The problem:
Give again only the lines running from the one with "Reproduce this chart with Altair." through the one with "import pandas as pd", inclusive. Omit every picture.

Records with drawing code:
━━━━━━
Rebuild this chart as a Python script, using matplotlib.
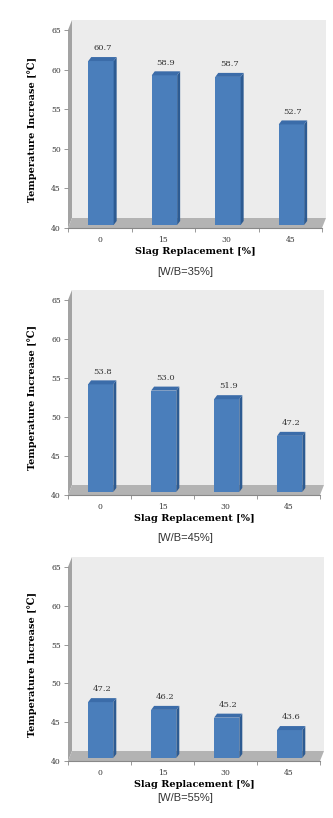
import numpy as np
import matplotlib
matplotlib.use("Agg")
from matplotlib import pyplot as plt
from matplotlib.patches import Polygon

# data
categories = ["0", "15", "30", "45"]
wb35 = [60.7, 58.9, 58.7, 52.7]
wb45 = [53.8, 53.0, 51.9, 47.2]
wb55 = [47.2, 46.2, 45.2, 43.6]
captions = ["[W/B=35%]", "[W/B=45%]", "[W/B=55%]"]
yticks = [40, 45, 50, 55, 60, 65]

W, H = 333, 818
fig = plt.figure(figsize=(W / 100, H / 100), dpi=100)

# panel layout in pixels: (left, right, y of 40, y of 65, caption y)
panels = [(68, 322, 228, 30, 272), (68, 320, 495, 300, 538), (68, 320, 761, 567, 798)]

WALL = "#ececec"
SIDE = "#a3a3a3"
FLOOR = "#b3b3b3"
FRONT = "#4a7ebb"
BSIDE = "#2d5b92"
BTOP = "#3b6ca9"
SERIF = ["DejaVu Serif"]


def draw_panel(vals, px, caption):
    left, right, y0, y1, ycap = px
    ax = fig.add_axes([left / W, 1 - y0 / H, (right - left) / W, (y0 - y1) / H])
    ax.set_xlim(0, 4)
    ax.set_ylim(40, 65)
    ax.patch.set_visible(False)
    for s in ["top", "right", "left"]:
        ax.spines[s].set_visible(False)
    ax.spines["bottom"].set_color("#888888")
    ax.spines["bottom"].set_linewidth(0.8)

    # depth offsets in data units (from pixels)
    xpp = 4 / (right - left)
    ypp = 25 / (y0 - y1)
    dx, dy = 4 * xpp, 10 * ypp

    # back wall, side wall, floor
    ax.add_patch(Polygon([(dx, 40 + dy), (4 + dx, 40 + dy), (4 + dx, 65 + dy), (dx, 65 + dy)],
                         closed=True, fc=WALL, ec="none", clip_on=False, zorder=0))
    ax.add_patch(Polygon([(0, 40), (dx, 40 + dy), (dx, 65 + dy), (0, 65)],
                         closed=True, fc=SIDE, ec="none", clip_on=False, zorder=1))
    ax.add_patch(Polygon([(0, 40), (4, 40), (4 + dx, 40 + dy), (dx, 40 + dy)],
                         closed=True, fc=FLOOR, ec="none", clip_on=False, zorder=1))

    # 3d bars
    x = np.arange(len(vals)) + 0.5 + dx * 0.3
    bw = 0.4
    b0 = 40 + dy * 0.3
    bdx, bdy = 3 * xpp, 4 * ypp
    heights = [v - 40 for v in vals]
    ax.bar(x, heights, bw, bottom=b0, color=FRONT, zorder=3)
    for xi, v in zip(x, vals):
        top = v + dy * 0.3
        xr = xi + bw / 2
        xl = xi - bw / 2
        ax.add_patch(Polygon([(xr, b0), (xr + bdx, b0 + bdy), (xr + bdx, top + bdy), (xr, top)],
                             closed=True, fc=BSIDE, ec="none", zorder=3, clip_on=False))
        ax.add_patch(Polygon([(xl, top), (xr, top), (xr + bdx, top + bdy), (xl + bdx, top + bdy)],
                             closed=True, fc=BTOP, ec="none", zorder=3, clip_on=False))
        ax.text(xi + bdx / 2, top + bdy + 0.6, f"{v:.1f}", ha="center", va="bottom",
                fontsize=6, family=SERIF, color="#333333", zorder=4, clip_on=False)

    ax.set_yticks(yticks)
    ax.set_yticklabels([str(t) for t in yticks], fontsize=5.5, family=SERIF, color="#333333")
    ax.tick_params(axis="y", length=3, width=0.6, color="#888888", pad=2, direction="out")
    ax.set_xticks(np.arange(len(vals)) + 0.5)
    ax.set_xticklabels(categories, fontsize=5.5, family=SERIF, color="#333333")
    ax.set_xticks([0, 1, 2, 3, 4], minor=True)
    ax.tick_params(axis="x", which="major", length=0, pad=6)
    ax.tick_params(axis="x", which="minor", length=3, width=0.6, color="#888888")
    ax.set_xlabel("Slag Replacement [%]", fontsize=7, family=SERIF, fontweight="bold", labelpad=2)
    ax.set_ylabel("Temperature Increase [\u2103]", fontsize=7, family=SERIF, fontweight="bold",
                  labelpad=10)
    # caption under the chart
    fig.text(185 / W, 1 - ycap / H, caption, ha="center", va="center",
             fontsize=8, family=["Liberation Sans"], color="#333333")


draw_panel(wb35, panels[0], captions[0])
draw_panel(wb45, panels[1], captions[1])
draw_panel(wb55, panels[2], captions[2])

fig.savefig("out.png", dpi=100, facecolor="white")
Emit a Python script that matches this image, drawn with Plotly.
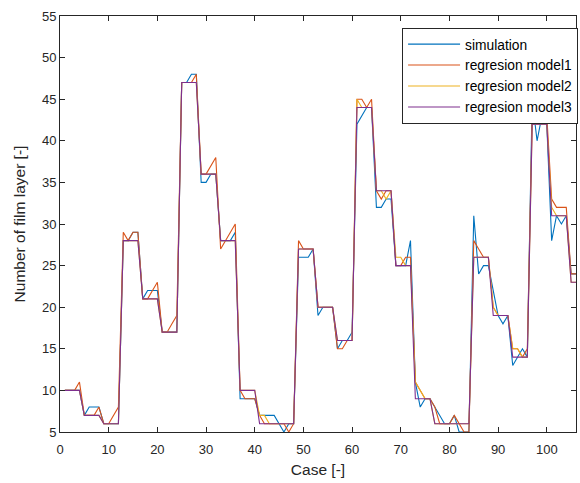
import plotly.graph_objects as go

cases = list(range(1, 107))

simulation = [10, 10, 10, 10, 7, 8, 8, 8, 6, 6, 6, 6,
              28, 28, 29, 29, 21, 22, 22, 22, 17, 17, 17, 17,
              47, 47, 48, 48, 35, 35, 36, 36, 28, 28, 28, 29,
              9, 9, 9, 9, 7, 7, 7, 7, 6, 5, 6, 6,
              26, 26, 26, 27, 19, 20, 20, 20, 15, 16, 16, 17,
              42, 43, 44, 44, 32, 32, 33, 33, 25, 25, 25, 28,
              11, 8, 9, 9, 8, 7, 6, 6, 7, 5, 5, 5,
              31, 24, 25, 25, 22, 19, 18, 19, 13, 14, 15, 14,
              45, 40, 43, 42, 28, 31, 30, 31, 24, 24]

model1 = [10, 10, 10, 11, 7, 7, 7, 8, 6, 6, 7, 8,
          29, 28, 29, 29, 21, 21, 22, 23, 17, 17, 18, 19,
          47, 47, 47, 48, 36, 36, 37, 38, 27, 28, 29, 30,
          10, 9, 9, 9, 7, 6, 6, 6, 6, 6, 5, 6,
          28, 27, 27, 27, 20, 20, 20, 20, 15, 15, 16, 16,
          45, 45, 44, 45, 34, 33, 34, 34, 25, 25, 26, 26,
          11, 10, 9, 9, 8, 6, 6, 6, 7, 6, 5, 5,
          28, 27, 26, 26, 20, 19, 19, 19, 15, 15, 14, 15,
          43, 43, 43, 43, 33, 32, 32, 32, 24, 24]

model2 = [10, 10, 10, 10, 7, 7, 7, 7, 6, 6, 6, 6,
          28, 28, 28, 28, 21, 21, 21, 21, 17, 17, 17, 17,
          47, 47, 47, 47, 36, 36, 36, 36, 28, 28, 28, 28,
          10, 10, 10, 10, 7, 7, 6, 6, 6, 6, 6, 6,
          27, 27, 27, 27, 20, 20, 20, 20, 16, 16, 16, 16,
          45, 44, 44, 44, 34, 34, 33, 34, 26, 26, 25, 25,
          11, 10, 9, 9, 6, 6, 6, 6, 6, 6, 6, 6,
          26, 26, 26, 26, 20, 19, 19, 19, 15, 15, 14, 14,
          42, 42, 42, 42, 32, 31, 31, 31, 23, 23]

model3 = [10, 10, 10, 10, 7, 7, 7, 7, 6, 6, 6, 6,
          28, 28, 28, 28, 21, 21, 21, 21, 17, 17, 17, 17,
          47, 47, 47, 47, 36, 36, 36, 36, 28, 28, 28, 28,
          10, 10, 10, 10, 6, 6, 6, 6, 6, 6, 6, 6,
          27, 27, 27, 27, 20, 20, 20, 20, 16, 16, 16, 16,
          44, 44, 44, 44, 34, 34, 34, 34, 25, 25, 25, 25,
          9, 9, 9, 9, 6, 6, 6, 6, 6, 6, 6, 6,
          26, 26, 26, 26, 19, 19, 19, 19, 14, 14, 14, 14,
          42, 42, 42, 42, 31, 31, 31, 31, 23, 23]

series_names = ["simulation", "regresion model1", "regresion model2", "regresion model3"]
series_values = [simulation, model1, model2, model3]
colors = ["#0072BD", "#D95319", "#EDB120", "#7E2F8E"]

x_ticks = list(range(0, 101, 10))
y_ticks = list(range(5, 56, 5))

FONT = "Liberation Sans, Arial, Helvetica, sans-serif"
AX = "#262626"

fig = go.Figure()
for name, vals, col in zip(series_names, series_values, colors):
    fig.add_trace(go.Scatter(x=cases, y=vals, mode="lines", name=name,
                             line=dict(color=col, width=1.1)))

axis_common = dict(showline=True, linecolor=AX, linewidth=1, mirror="ticks",
                   ticks="inside", ticklen=5, tickcolor=AX, tickwidth=1,
                   showgrid=False, zeroline=False,
                   tickfont=dict(family=FONT, size=13, color=AX))

fig.update_xaxes(range=[0, 106], tickvals=x_ticks, ticklabelstandoff=5,
                 title=dict(text="Case [-]", font=dict(family=FONT, size=15.5, color=AX), standoff=8),
                 **axis_common)
fig.update_yaxes(range=[5, 55], tickvals=y_ticks,
                 title=dict(text="Number of film layer [-]", font=dict(family=FONT, size=15.5, color=AX), standoff=12),
                 **axis_common)

fig.update_layout(
    width=580, height=483,
    margin=dict(l=60, r=2, t=16, b=51),
    paper_bgcolor="white", plot_bgcolor="white",
    showlegend=True,
    legend=dict(x=1.004, y=0.972, xanchor="right", yanchor="top",
                bgcolor="white", bordercolor=AX, borderwidth=1,
                font=dict(family=FONT, size=13.8, color="black"),
                itemwidth=52, tracegroupgap=0),
)

fig.write_html("out.html")
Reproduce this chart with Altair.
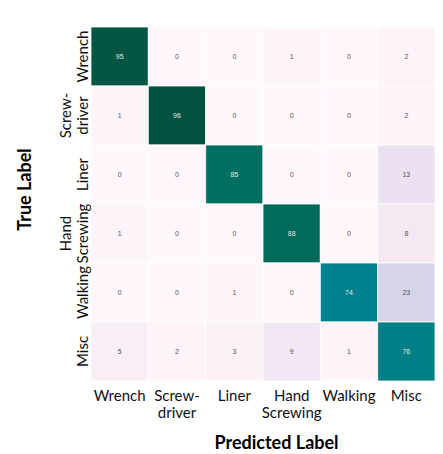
import altair as alt
import pandas as pd

labels = ["Wrench", "Screw-driver", "Liner", "Hand Screwing", "Walking", "Misc"]
label_lines = {
    "Wrench": ["Wrench"],
    "Screw-driver": ["Screw-", "driver"],
    "Liner": ["Liner"],
    "Hand Screwing": ["Hand", "Screwing"],
    "Walking": ["Walking"],
    "Misc": ["Misc"],
}
# rows = true label, columns = predicted label (percent)
matrix = [
    [95, 0, 0, 1, 0, 2],
    [1, 96, 0, 0, 0, 2],
    [0, 0, 85, 0, 0, 13],
    [1, 0, 0, 88, 0, 8],
    [0, 0, 1, 0, 74, 23],
    [5, 2, 3, 9, 1, 76],
]
cmap_stops = [0, 12.5, 25, 37.5, 50, 62.5, 75, 87.5, 100]
cmap_colors = ["#fff7fb", "#ece2f0", "#d0d1e6", "#a6bddb", "#67a9cf",
               "#3690c0", "#02818a", "#016c59", "#014636"]

rows = []
for i, t in enumerate(labels):
    for j, p in enumerate(labels):
        rows.append({"true": t, "pred": p, "value": matrix[i][j]})
df = pd.DataFrame(rows)


def arr(v):
    return "[" + ", ".join("'" + s + "'" for s in v) + "]"


def lab_expr(pad_single=False):
    parts = []
    for k, v in label_lines.items():
        if len(v) > 1:
            parts.append(f"datum.value == '{k}' ? {arr(v)}")
    fallback = "['', datum.value]" if pad_single else "datum.value"
    return " : ".join(parts) + " : " + fallback


FONT = "Lato"

x = alt.X("pred:N", sort=labels, title="Predicted Label",
          axis=alt.Axis(labelAngle=0, labelFont=FONT, labelFontSize=15, labelColor="#111",
                        labelPadding=7, labelLineHeight=17, labelBaseline="top",
                        labelExpr=lab_expr(), ticks=False, domain=False,
                        titleFont=FONT, titleFontSize=18, titleFontWeight="bold", titleColor="#000",
                        titleX=185, titleY=67, titleBaseline="alphabetic", titleAlign="center"))
y = alt.Y("true:N", sort=labels, title="True Label",
          axis=alt.Axis(labelAngle=270, labelFont=FONT, labelFontSize=15, labelColor="#111",
                        labelPadding=18, labelLineHeight=17, labelAlign="center", labelBaseline="bottom",
                        labelExpr=lab_expr(pad_single=True), ticks=False, domain=False,
                        titleFont=FONT, titleFontSize=18, titleFontWeight="bold", titleColor="#000",
                        titleAngle=270, titleX=-57, titleY=162, titleBaseline="bottom", titleAlign="center"))

base = alt.Chart(df).encode(x=x, y=y)

rect = base.mark_rect(stroke="white", strokeWidth=0.8).encode(
    color=alt.Color("value:Q", legend=None,
                    scale=alt.Scale(domain=cmap_stops, range=cmap_colors, type="linear"))
)
text = base.mark_text(font="Liberation Sans", fontSize=7).encode(
    text="value:Q",
    color=alt.condition("datum.value > 50", alt.value("#e6e6e6"), alt.value("#555555")),
)

chart = (rect + text).properties(
    width=344, height=354,
    autosize=alt.AutoSizeParams(type="none"),
    padding={"left": 83, "top": 19, "right": 0, "bottom": 72},
).configure_view(stroke=None).configure_axis(grid=False)

chart.save("out.html", embed_options={"renderer": "svg", "actions": False})
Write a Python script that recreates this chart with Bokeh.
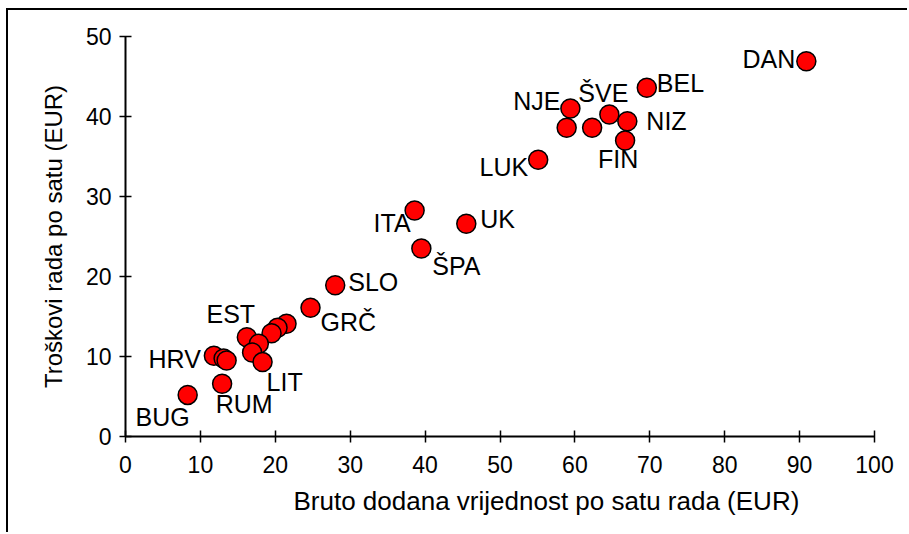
from bokeh.plotting import figure
from bokeh.models import ColumnDataSource, Range1d, FixedTicker, LabelSet, Title
from bokeh.core.properties import value
from bokeh.embed import file_html
from bokeh.resources import INLINE

# Data (EUR per hour)
countries = ["DAN", "BEL", "ŠVE", "NJE", "NIZ", "FIN", "", "", "LUK", "ITA", "UK", "ŠPA",
             "SLO", "GRČ", "", "", "", "EST", "", "", "LIT", "HRV", "", "", "RUM", "BUG"]
gva = [90.9, 69.6, 64.6, 59.4, 67.0, 66.7, 58.9, 62.3, 55.1, 38.6, 45.5, 39.5,
       28.0, 24.7, 21.5, 20.3, 19.5, 16.2, 17.8, 16.9, 18.3, 11.8, 13.1, 13.5, 12.9, 8.3]
labour_cost = [46.9, 43.6, 40.25, 41.0, 39.4, 37.0, 38.6, 38.6, 34.6, 28.25, 26.6, 23.5,
               18.9, 16.1, 14.1, 13.6, 12.9, 12.4, 11.6, 10.5, 9.3, 10.1, 9.75, 9.5, 6.6, 5.2]
x_ticks = [0, 10, 20, 30, 40, 50, 60, 70, 80, 90, 100]
y_ticks = [0, 10, 20, 30, 40, 50]
x_title = "Bruto dodana vrijednost po satu rada (EUR)"
y_title = "Troškovi rada po satu (EUR)"

# label offsets (screen px) and alignment
lab_dx = [-11, 10, -6, -10, 19, -7, 0, 0, -10, -4, 14, 11,
          13, 10, 0, 0, 0, -16, 0, 0, 4, -13, 0, 0, 22, -25]
lab_dy = [2, 5, 22, 8, 0, -18, 0, 0, -7, -12, 5, -17,
          3, -14, 0, 0, 0, 23, 0, 0, -20, -3, 0, 0, -20, -22]
lab_align = ["right", "left", "center", "right", "left", "center", "left", "left", "right", "right",
             "left", "left", "left", "left", "left", "left", "left", "center", "left", "left",
             "left", "right", "left", "left", "center", "center"]

src = ColumnDataSource(dict(x=gva, y=labour_cost, name=countries,
                            dx=lab_dx, dy=lab_dy, align=lab_align))

p = figure(width=901, height=524, output_backend="svg", toolbar_location=None,
           x_range=Range1d(0, 100), y_range=Range1d(0, 50),
           min_border_left=117, min_border_right=35, min_border_top=26, min_border_bottom=98)
p.styles = {"border-top": "2px solid black", "border-left": "2px solid black",
            "margin-left": "6px", "margin-top": "8px"}
p.outline_line_color = None
p.xgrid.grid_line_color = None
p.ygrid.grid_line_color = None

for ax in (p.xaxis[0], p.yaxis[0]):
    ax.axis_line_width = 2
    ax.axis_line_color = "black"
    ax.major_tick_line_color = "black"
    ax.major_tick_line_width = 1.5
    ax.major_tick_in = 6
    ax.major_tick_out = 6
    ax.minor_tick_line_color = None
    ax.major_label_text_font = "Liberation Sans"
    ax.major_label_text_font_size = "23px"
    ax.major_label_text_color = "black"
    ax.axis_label_text_font = "Liberation Sans"
    ax.axis_label_text_font_style = "normal"
    ax.axis_label_text_color = "black"

p.xaxis[0].ticker = FixedTicker(ticks=x_ticks)
p.yaxis[0].ticker = FixedTicker(ticks=y_ticks)
p.yaxis[0].axis_label = y_title
p.yaxis[0].axis_label_text_font_size = "24px"
p.xaxis[0].major_label_standoff = 13
p.yaxis[0].major_label_standoff = 8
p.yaxis[0].axis_label_standoff = 16

xt = Title(text=x_title, align="left", offset=168, text_font="Liberation Sans",
           text_font_size="26px", text_font_style="normal", text_color="black",
           standoff=16)
p.add_layout(xt, "below")

p.scatter("x", "y", source=src, size=19, fill_color="#ff0000",
          line_color="black", line_width=1.5)

labels = LabelSet(x="x", y="y", text="name", source=src, x_offset="dx", y_offset="dy",
                  text_align="align", text_baseline="middle",
                  text_font=value("Liberation Sans"), text_font_size="25px", text_color="black")
p.add_layout(labels)

open("out.html", "w").write(file_html(p, INLINE))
━━━━━━
Solution for this exercise:
Reproduce this chart with Altair.
import altair as alt
import pandas as pd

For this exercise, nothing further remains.